Bosses call themselves job creators, but they have a relentless drive to destroy jobs. If there's one thing bosses hate, it's paying workers – hence all the hype about AI and automation. The stories about looming AI-driven mass unemployment are fairy tales, but they're tailor made for financiers who get alarming, life-threatening priapism at the though of firing us all and replacing us with shell-scripts:
https://pluralistic.net/2023/03/09/autocomplete-worshippers/#the-real-ai-was-the-corporations-that-we-fought-along-the-way
This is why Republican "workerism" rings so hollow. Trump's GOP talks a big game about protecting "workers" (by which they mean anglo men) from immigrants and "woke captialism," but they have nothing to say about protecting workers from bosses and bankers who see every dime a worker gets as misappropriated from their dividend.
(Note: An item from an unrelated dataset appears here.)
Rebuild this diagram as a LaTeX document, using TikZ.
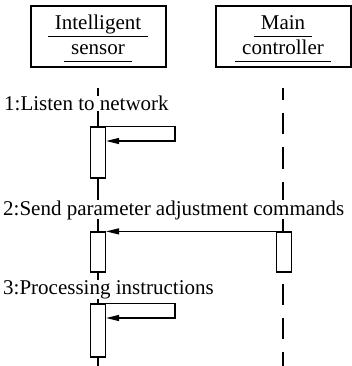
\documentclass[tikz,border=0pt]{standalone}
\usepackage{fontspec}
\setmainfont{Liberation Serif}
\usetikzlibrary{arrows.meta}

\begin{document}
\begin{tikzpicture}[
  x=1pt,y=-1pt,
  >={Triangle[length=13pt,width=6pt]},
  head/.style={draw,line width=2pt,minimum width=135pt,minimum height=61pt},
  htext/.style={inner sep=0pt,anchor=base,font=\fontsize{21}{25}\selectfont},
  ul/.style={line width=1.3pt},
  life/.style={line width=1.2pt},
  act/.style={draw,fill=white,line width=1.2pt,minimum width=15pt},
  lbl/.style={fill=white,inner sep=0pt,anchor=base west,font=\fontsize{21}{25}\selectfont},
  msg/.style={->,line width=1.2pt}
]
  \useasboundingbox (0,0) rectangle (351,366);

  \node[head] (s) at (98,37) {};
  \node[head] (m) at (283,37) {};
  \node[htext] (s1) at (98,30) {Intelligent};
  \node[htext] (s2) at (98,55) {sensor};
  \node[htext] (m1) at (283,30) {Main};
  \node[htext] (m2) at (283,55) {controller};
  \foreach \n in {s1,s2,m1,m2}
    \draw[ul] ([shift={(-7pt,-6.5pt)}]\n.base west) -- ([shift={(7pt,-6.5pt)}]\n.base east);

  \coordinate (se) at (98,366);
  \coordinate (me) at (283,366);
  \draw[life] ([yshift=-20pt]s.south) -- (se);
  \draw[life,dash pattern=on 21pt off 13pt,dash phase=9pt] ([yshift=-20pt]m.south) -- (me);

  \node[lbl] (t1) at (4,111) {1:Listen to network};
  \node[lbl] (t2) at (3,215) {2:Send parameter adjustment commands};
  \node[lbl] (t3) at (3,294) {3:Processing instructions};

  \node[act,minimum height=51pt] (a1) at (98,152.5) {};
  \node[act,minimum height=40pt] (a2) at (98,252) {};
  \node[act,minimum height=40pt] (b2) at (284,252) {};
  \node[act,minimum height=53pt] (a3) at (98,330.5) {};

  \coordinate (l1) at (175,141);
  \coordinate (l3) at (175,318);
  \draw[msg] (a1.north east) -| (l1) -- (a1.east |- l1);
  \draw[msg] (b2.north west) -- (a2.north east);
  \draw[msg] (a3.north east) -| (l3) -- (a3.east |- l3);
\end{tikzpicture}
\end{document}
Unsurprisingly, conservative message-discipline sucks. As Luke Savage writes in Jacobin, for every mealymouthed Josh Hawley mouthing talking points that "support workers" by blaming China and Joe Biden for the Big Three's greed, there's a Tim Scott, saying the quiet part aloud:
https://jacobin.com/2023/09/republicans-uaw-strike-hawley-trump-scott/
Quoth Senator Scott: "I think Ronald Reagan gave us a great example when federal employees decided they were going to strike. He said, you strike, you’re fired. Simple concept to me. To the extent that we can use that once again, absolutely":
https://twitter.com/American_Bridge/status/1704136706574741988
The GOP's workerism is a tissue-thin fake. They can never and will never support real worker power. That creates an opportunity for Biden and Democrats to seize:
https://pluralistic.net/2023/09/18/co-determination/#now-make-me-do-it
Reversing two generations of anti-worker politics is a marathon, not a sprint. The strikes are going to run for months, even years. Every worker will be called upon to support their striking siblings, every day. We can do it. Solidarity now. Solidarity forever.